» **Material provided**
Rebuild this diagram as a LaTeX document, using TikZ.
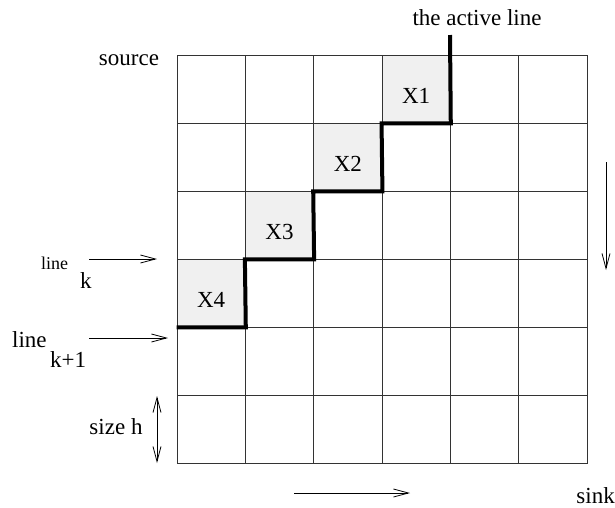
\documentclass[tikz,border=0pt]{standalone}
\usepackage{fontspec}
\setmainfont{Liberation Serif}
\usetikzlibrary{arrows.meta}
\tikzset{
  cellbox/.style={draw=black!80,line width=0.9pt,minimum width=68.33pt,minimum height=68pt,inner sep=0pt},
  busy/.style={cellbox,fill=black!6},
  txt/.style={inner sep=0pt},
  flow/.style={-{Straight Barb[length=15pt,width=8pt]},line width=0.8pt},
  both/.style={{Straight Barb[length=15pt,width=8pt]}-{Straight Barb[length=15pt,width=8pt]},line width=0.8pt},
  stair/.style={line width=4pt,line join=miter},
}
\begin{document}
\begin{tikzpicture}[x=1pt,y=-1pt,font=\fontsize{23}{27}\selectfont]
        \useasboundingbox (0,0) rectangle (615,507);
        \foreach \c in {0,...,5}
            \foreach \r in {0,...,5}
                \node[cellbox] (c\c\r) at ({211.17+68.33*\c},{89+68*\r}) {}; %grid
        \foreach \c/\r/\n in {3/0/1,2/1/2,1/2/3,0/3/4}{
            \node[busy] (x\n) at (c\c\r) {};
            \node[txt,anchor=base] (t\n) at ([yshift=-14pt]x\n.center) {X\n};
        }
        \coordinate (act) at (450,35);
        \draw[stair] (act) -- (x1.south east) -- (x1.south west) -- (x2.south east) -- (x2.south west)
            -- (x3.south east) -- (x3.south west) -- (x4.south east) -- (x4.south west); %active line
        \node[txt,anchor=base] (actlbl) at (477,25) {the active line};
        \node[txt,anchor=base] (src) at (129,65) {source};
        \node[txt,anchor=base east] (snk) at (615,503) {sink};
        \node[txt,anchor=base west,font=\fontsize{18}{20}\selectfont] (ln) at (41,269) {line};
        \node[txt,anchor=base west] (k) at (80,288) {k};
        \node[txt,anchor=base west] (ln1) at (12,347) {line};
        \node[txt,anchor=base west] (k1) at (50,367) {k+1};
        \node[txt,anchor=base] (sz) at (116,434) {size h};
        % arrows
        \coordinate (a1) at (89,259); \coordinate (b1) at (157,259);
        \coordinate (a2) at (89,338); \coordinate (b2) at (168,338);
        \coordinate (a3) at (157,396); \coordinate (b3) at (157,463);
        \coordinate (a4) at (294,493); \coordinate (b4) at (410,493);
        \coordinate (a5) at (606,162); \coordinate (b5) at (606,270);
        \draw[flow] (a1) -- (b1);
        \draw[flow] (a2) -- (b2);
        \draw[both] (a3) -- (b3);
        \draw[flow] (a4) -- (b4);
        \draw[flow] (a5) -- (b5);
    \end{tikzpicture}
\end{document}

» **Given request**
Copy all the data exactly as written, but skip any picture.

» **Result below**
Rebuild this diagram as a LaTeX document, using TikZ.
\documentclass[tikz,border=0pt]{standalone}
\usepackage{fontspec}
\setmainfont{Liberation Serif}
\usetikzlibrary{arrows.meta}
\tikzset{
  cellbox/.style={draw=black!80,line width=0.9pt,minimum width=68.33pt,minimum height=68pt,inner sep=0pt},
  busy/.style={cellbox,fill=black!6},
  txt/.style={inner sep=0pt},
  flow/.style={-{Straight Barb[length=15pt,width=8pt]},line width=0.8pt},
  both/.style={{Straight Barb[length=15pt,width=8pt]}-{Straight Barb[length=15pt,width=8pt]},line width=0.8pt},
  stair/.style={line width=4pt,line join=miter},
}
\begin{document}
\begin{tikzpicture}[x=1pt,y=-1pt,font=\fontsize{23}{27}\selectfont]
        \useasboundingbox (0,0) rectangle (615,507);
        \foreach \c in {0,...,5}
            \foreach \r in {0,...,5}
                \node[cellbox] (c\c\r) at ({211.17+68.33*\c},{89+68*\r}) {}; %grid
        \foreach \c/\r/\n in {3/0/1,2/1/2,1/2/3,0/3/4}{
            \node[busy] (x\n) at (c\c\r) {};
            \node[txt,anchor=base] (t\n) at ([yshift=-14pt]x\n.center) {X\n};
        }
        \coordinate (act) at (450,35);
        \draw[stair] (act) -- (x1.south east) -- (x1.south west) -- (x2.south east) -- (x2.south west)
            -- (x3.south east) -- (x3.south west) -- (x4.south east) -- (x4.south west); %active line
        \node[txt,anchor=base] (actlbl) at (477,25) {the active line};
        \node[txt,anchor=base] (src) at (129,65) {source};
        \node[txt,anchor=base east] (snk) at (615,503) {sink};
        \node[txt,anchor=base west,font=\fontsize{18}{20}\selectfont] (ln) at (41,269) {line};
        \node[txt,anchor=base west] (k) at (80,288) {k};
        \node[txt,anchor=base west] (ln1) at (12,347) {line};
        \node[txt,anchor=base west] (k1) at (50,367) {k+1};
        \node[txt,anchor=base] (sz) at (116,434) {size h};
        % arrows
        \coordinate (a1) at (89,259); \coordinate (b1) at (157,259);
        \coordinate (a2) at (89,338); \coordinate (b2) at (168,338);
        \coordinate (a3) at (157,396); \coordinate (b3) at (157,463);
        \coordinate (a4) at (294,493); \coordinate (b4) at (410,493);
        \coordinate (a5) at (606,162); \coordinate (b5) at (606,270);
        \draw[flow] (a1) -- (b1);
        \draw[flow] (a2) -- (b2);
        \draw[both] (a3) -- (b3);
        \draw[flow] (a4) -- (b4);
        \draw[flow] (a5) -- (b5);
    \end{tikzpicture}
\end{document}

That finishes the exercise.